This kind of data infrastructure is a great use case for Rust. A lot of data inf...

MrPowers · on Jan 18, 2021

Databricks recently rebuilt Spark in C++ in a project called "Delta Engine" to overcome the JVM limitations you're pointing out. You're right, Rust is a great way to sidestep the dreaded JVM GC pauses.

kenhwang · on Jan 18, 2021

Our experience with Delta Engine has been that it's way more resource hungry than the JVM code it replaced.
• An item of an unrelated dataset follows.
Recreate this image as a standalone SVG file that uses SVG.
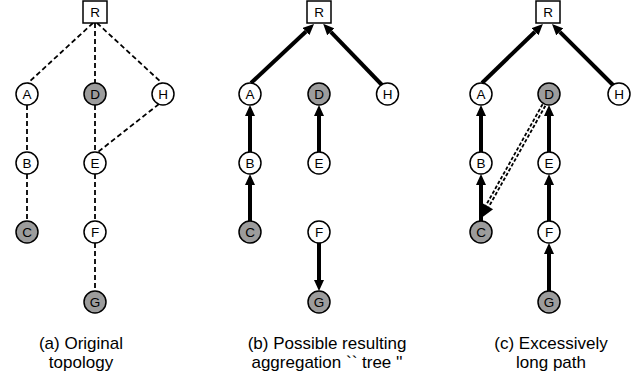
<svg xmlns="http://www.w3.org/2000/svg" width="634" height="377" viewBox="0 0 634 377">
<style>
.n{fill:#fff;stroke:#000;stroke-width:1.5}
.g{fill:#9c9c9c;stroke:#000;stroke-width:1.5}
.t{font-family:"Liberation Sans",Arial,sans-serif;font-size:13.5px;text-anchor:middle;fill:#000}
.cap{font-family:"Liberation Sans",Arial,sans-serif;font-size:17px;text-anchor:middle;fill:#000}
.d{stroke:#000;stroke-width:1.8;stroke-dasharray:5 3;fill:none}
.a{stroke:#000;stroke-width:4;fill:none;marker-end:url(#ah)}
</style>
<defs>
<marker id="ah" viewBox="0 0 11 10" refX="0" refY="5" markerWidth="11" markerHeight="10" markerUnits="userSpaceOnUse" orient="auto"><path d="M0,0 L11,5 L0,10 z" fill="#000"/></marker>
</defs>

<g id="connectors">
<!-- panel a -->
<line class="d" x1="93" y1="23" x2="28" y2="83"/>
<line class="d" x1="95" y1="23" x2="95" y2="83"/>
<line class="d" x1="97" y1="23" x2="162" y2="83"/>
<line class="d" x1="27" y1="105" x2="27" y2="152"/>
<line class="d" x1="27" y1="174" x2="27" y2="221"/>
<line class="d" x1="95" y1="105" x2="95" y2="152"/>
<line class="d" x1="159" y1="104" x2="98" y2="152"/>
<line class="d" x1="95" y1="174" x2="95" y2="221"/>
<line class="d" x1="95" y1="243" x2="95" y2="291"/>
<!-- panel b -->
<line class="a" x1="251" y1="83" x2="306" y2="31.5"/>
<line class="a" x1="382" y1="85" x2="330.8" y2="31.8"/>
<line class="a" x1="250" y1="152" x2="250" y2="116"/>
<line class="a" x1="250" y1="221" x2="250" y2="185"/>
<line class="a" x1="319" y1="152" x2="319" y2="116"/>
<line class="a" x1="319" y1="243" x2="319" y2="280"/>
<!-- panel c -->
<line class="a" x1="482" y1="83" x2="535" y2="31.7"/>
<line class="a" x1="613" y1="85" x2="559.8" y2="31.8"/>
<line class="a" x1="481" y1="152" x2="481" y2="116"/>
<line class="a" x1="481" y1="221" x2="481" y2="185"/>
<line class="a" x1="549" y1="152" x2="549" y2="116"/>
<line class="a" x1="549" y1="221" x2="549" y2="185"/>
<line class="a" x1="549" y1="291" x2="549" y2="254"/>
<line x1="544" y1="105" x2="487.4" y2="206" stroke="#000" stroke-width="5" stroke-dasharray="3.5 2"/>
<line x1="544.5" y1="104" x2="487.4" y2="206" stroke="#fff" stroke-width="1.4"/>
<polygon points="480,219 493.1,209.2 481.7,202.8" fill="#000"/>
</g>

<!-- panel a nodes -->
<g id="a-R"><rect class="n" x="83" y="1" width="24" height="22"/><text class="t" x="95" y="16.8">R</text></g>
<g id="a-A"><circle class="n" cx="27" cy="94" r="11"/><text class="t" x="27" y="98.8">A</text></g>
<g id="a-D"><circle class="g" cx="95" cy="94" r="11"/><text class="t" x="95" y="98.8">D</text></g>
<g id="a-H"><circle class="n" cx="163" cy="94" r="11"/><text class="t" x="163" y="98.8">H</text></g>
<g id="a-B"><circle class="n" cx="27" cy="163" r="11"/><text class="t" x="27" y="167.8">B</text></g>
<g id="a-E"><circle class="n" cx="95" cy="163" r="11"/><text class="t" x="95" y="167.8">E</text></g>
<g id="a-C"><circle class="g" cx="27" cy="232" r="11"/><text class="t" x="27" y="236.8">C</text></g>
<g id="a-F"><circle class="n" cx="95" cy="232" r="11"/><text class="t" x="95" y="236.8">F</text></g>
<g id="a-G"><circle class="g" cx="95" cy="302" r="11"/><text class="t" x="95" y="306.8">G</text></g>

<!-- panel b nodes -->
<g id="b-R"><rect class="n" x="307" y="1" width="24" height="22"/><text class="t" x="319" y="16.8">R</text></g>
<g id="b-A"><circle class="n" cx="250" cy="94" r="11"/><text class="t" x="250" y="98.8">A</text></g>
<g id="b-D"><circle class="g" cx="319" cy="94" r="11"/><text class="t" x="319" y="98.8">D</text></g>
<g id="b-H"><circle class="n" cx="387.5" cy="94" r="11"/><text class="t" x="387.5" y="98.8">H</text></g>
<g id="b-B"><circle class="n" cx="250" cy="163" r="11"/><text class="t" x="250" y="167.8">B</text></g>
<g id="b-E"><circle class="n" cx="319" cy="163" r="11"/><text class="t" x="319" y="167.8">E</text></g>
<g id="b-C"><circle class="g" cx="250" cy="232" r="11"/><text class="t" x="250" y="236.8">C</text></g>
<g id="b-F"><circle class="n" cx="319" cy="232" r="11"/><text class="t" x="319" y="236.8">F</text></g>
<g id="b-G"><circle class="g" cx="319" cy="302" r="11"/><text class="t" x="319" y="306.8">G</text></g>

<!-- panel c nodes -->
<g id="c-R"><rect class="n" x="536" y="1" width="24" height="22"/><text class="t" x="548" y="16.8">R</text></g>
<g id="c-A"><circle class="n" cx="481" cy="94" r="11"/><text class="t" x="481" y="98.8">A</text></g>
<g id="c-D"><circle class="g" cx="549" cy="94" r="11"/><text class="t" x="549" y="98.8">D</text></g>
<g id="c-H"><circle class="n" cx="619" cy="94" r="11"/><text class="t" x="619" y="98.8">H</text></g>
<g id="c-B"><circle class="n" cx="481" cy="163" r="11"/><text class="t" x="481" y="167.8">B</text></g>
<g id="c-E"><circle class="n" cx="549" cy="163" r="11"/><text class="t" x="549" y="167.8">E</text></g>
<g id="c-C"><circle class="g" cx="481" cy="232" r="11"/><text class="t" x="481" y="236.8">C</text></g>
<g id="c-F"><circle class="n" cx="549" cy="232" r="11"/><text class="t" x="549" y="236.8">F</text></g>
<g id="c-G"><circle class="g" cx="549" cy="302" r="11"/><text class="t" x="549" y="306.8">G</text></g>

<g id="captions">
<text class="cap" x="81" y="349">(a) Original</text>
<text class="cap" x="81" y="368">topology</text>
<text class="cap" x="327" y="349">(b) Possible resulting</text>
<text class="cap" x="327" y="368">aggregation `` tree ''</text>
<text class="cap" x="551" y="349">(c) Excessively</text>
<text class="cap" x="551" y="368">long path</text>
</g>
</svg>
It doesn't handle resource exhaustion well at all; lots of crashing and deadlock when nearing full resource utilization.

I would love to have something more resource efficient than Spark on JVM, but Delta Engine isn't there yet.

sitkack · on Jan 18, 2021

At the same time the JVM is getting better memory tracking analysis and incremental pauseless collectors (C4, ZGZ, Shenandoah, G1 improvements)

https://blogs.oracle.com/javamagazine/understanding-the-jdks...
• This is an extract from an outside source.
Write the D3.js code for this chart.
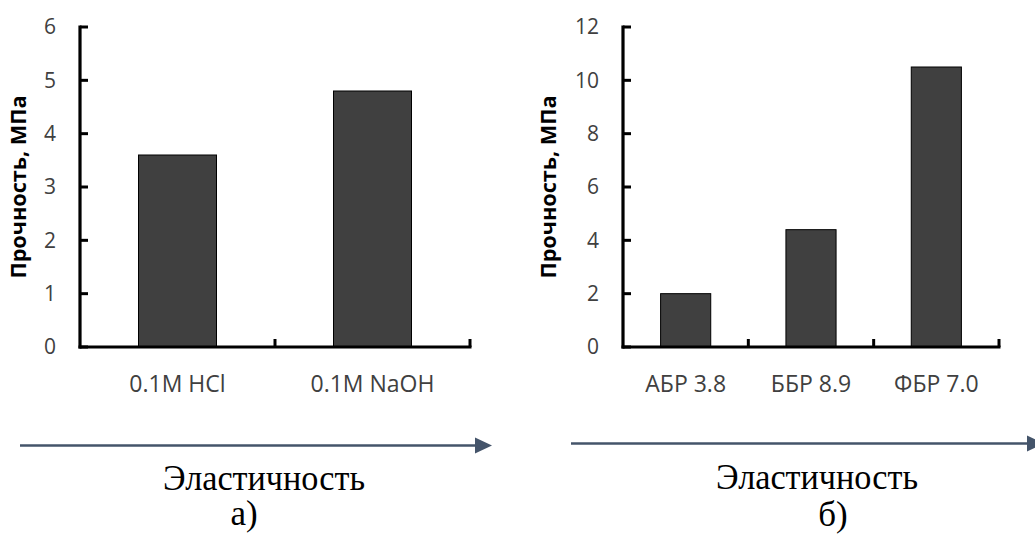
<!DOCTYPE html>
<html>
<head>
<meta charset="utf-8">
<script src="https://cdn.jsdelivr.net/npm/d3@7"></script>
<style>
  body { margin: 0; background: #fff; }
  svg { display: block; }
  .tick-label { font-family: "Open Sans", sans-serif; font-size: 21px; fill: #404040; }
  .cat-label { font-family: "Open Sans", sans-serif; font-size: 23px; fill: #404040; }
  .y-title { font-family: "Open Sans", sans-serif; font-size: 22px; font-weight: bold; fill: #000; }
  .caption { font-family: "Liberation Serif", "Times New Roman", serif; font-size: 35px; fill: #000; }
</style>
</head>
<body>
<div id="here"></div>
<script>
// data
const catsA = ["0.1M HCl", "0.1M NaOH"];
const valsA = [3.6, 4.8];
const ticksA = [0, 1, 2, 3, 4, 5, 6];

const catsB = ["АБР 3.8", "ББР 8.9", "ФБР 7.0"];
const valsB = [2.0, 4.4, 10.5];
const ticksB = [0, 2, 4, 6, 8, 10, 12];

const yTitle = "Прочность, МПа";
const captionText = "Эластичность";
const panelLabels = ["а)", "б)"];

const width = 1035;
const height = 535;

const svg = d3.select("#here")
    .append("svg")
    .attr("width", width)
    .attr("height", height);

// one panel = one bar chart
const drawPanel = (cfg) => {
    const g = svg.append("g");

    const xScale = d3.scaleBand()
        .domain(cfg.cats)
        .range([cfg.x0, cfg.x1])
        .paddingInner(0.6)
        .paddingOuter(0.3);

    const yScale = d3.scaleLinear()
        .domain([0, d3.max(cfg.ticks)])
        .range([347, 27]);

    // bars
    g.selectAll("rect.bar")
        .data(cfg.vals)
        .enter()
        .append("rect")
        .attr("class", "bar")
        .attr("x", (d, i) => xScale(cfg.cats[i]))
        .attr("y", d => yScale(d))
        .attr("width", xScale.bandwidth())
        .attr("height", d => yScale(0) - yScale(d))
        .attr("fill", "#404040")
        .attr("stroke", "#000")
        .attr("stroke-width", 1);

    // y axis: line, inward ticks, labels
    g.append("line")
        .attr("x1", cfg.x0).attr("x2", cfg.x0)
        .attr("y1", yScale(d3.max(cfg.ticks)) - 1.5)
        .attr("y2", yScale(0) + 1.5)
        .attr("stroke", "#000")
        .attr("stroke-width", 3.2);

    g.selectAll("line.ytick")
        .data(cfg.ticks)
        .enter()
        .append("line")
        .attr("class", "ytick")
        .attr("x1", cfg.x0)
        .attr("x2", cfg.x0 + 8)
        .attr("y1", d => yScale(d))
        .attr("y2", d => yScale(d))
        .attr("stroke", "#000")
        .attr("stroke-width", 3);

    g.selectAll("text.ylab")
        .data(cfg.ticks)
        .enter()
        .append("text")
        .attr("class", "tick-label")
        .attr("x", cfg.x0 - 24)
        .attr("y", d => yScale(d))
        .attr("dy", "0.35em")
        .attr("text-anchor", "end")
        .text(d => d);

    // x axis: line, upward ticks at category edges, labels
    g.append("line")
        .attr("x1", cfg.x0 - 1.5).attr("x2", cfg.x1 + 1.5)
        .attr("y1", yScale(0)).attr("y2", yScale(0))
        .attr("stroke", "#000")
        .attr("stroke-width", 3.2);

    const step = xScale.step();
    g.selectAll("line.xtick")
        .data(cfg.cats)
        .enter()
        .append("line")
        .attr("class", "xtick")
        .attr("x1", (d, i) => cfg.x0 + (i + 1) * step)
        .attr("x2", (d, i) => cfg.x0 + (i + 1) * step)
        .attr("y1", yScale(0))
        .attr("y2", yScale(0) - 8)
        .attr("stroke", "#000")
        .attr("stroke-width", 3);

    g.selectAll("text.xlab")
        .data(cfg.cats)
        .enter()
        .append("text")
        .attr("class", "cat-label")
        .attr("x", d => xScale(d) + xScale.bandwidth() / 2)
        .attr("y", 392)
        .attr("text-anchor", "middle")
        .text(d => d);

    // y title
    g.append("text")
        .attr("class", "y-title")
        .attr("transform", `translate(${cfg.titleX}, 187) rotate(-90)`)
        .attr("text-anchor", "middle")
        .attr("textLength", 183)
        .attr("lengthAdjust", "spacingAndGlyphs")
        .text(yTitle);

    // arrow under the chart
    const arrowY = cfg.arrowY;
    g.append("line")
        .attr("x1", cfg.arrowX0).attr("x2", cfg.arrowX1 - 16)
        .attr("y1", arrowY).attr("y2", arrowY)
        .attr("stroke", "#44546A")
        .attr("stroke-width", 2.6);
    g.append("path")
        .attr("d", `M${cfg.arrowX1 - 17},${arrowY - 8} L${cfg.arrowX1},${arrowY} L${cfg.arrowX1 - 17},${arrowY + 8} Z`)
        .attr("fill", "#44546A");

    // caption and panel letter
    g.append("text")
        .attr("class", "caption")
        .attr("x", cfg.capX)
        .attr("y", cfg.capY)
        .attr("text-anchor", "middle")
        .attr("textLength", 202)
        .attr("lengthAdjust", "spacingAndGlyphs")
        .text(captionText);
    g.append("text")
        .attr("class", "caption")
        .attr("x", cfg.letterX)
        .attr("y", cfg.letterY)
        .attr("text-anchor", "middle")
        .text(cfg.letter);
};

drawPanel({
    cats: catsA, vals: valsA, ticks: ticksA,
    x0: 80, x1: 470, titleX: 26,
    arrowX0: 20, arrowX1: 492, arrowY: 445.5,
    capX: 264, capY: 490, letterX: 244, letterY: 525, letter: panelLabels[0]
});

drawPanel({
    cats: catsB, vals: valsB, ticks: ticksB,
    x0: 623, x1: 999, titleX: 556,
    arrowX0: 571, arrowX1: 1044, arrowY: 443.5,
    capX: 817, capY: 489, letterX: 833, letterY: 526, letter: panelLabels[1]
});
</script>
</body>
</html>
georgewfraser · on Jan 19, 2021

These new GCs are amazing technology, but they primarily target pause time, whereas in data processing the primary concern is the “headroom” of extra space in your heap to allow the GC to work efficiently.

sitkack · on Jan 19, 2021

For those cases large off heap structures of arrays can make hundreds of GB of data invisible to the GC.

One can do both.

lavender1a · on Jan 19, 2021

Dremio is a query engine for data lake that uses Apache Arrow heavily for a lot of processing. The application still runs on JVM.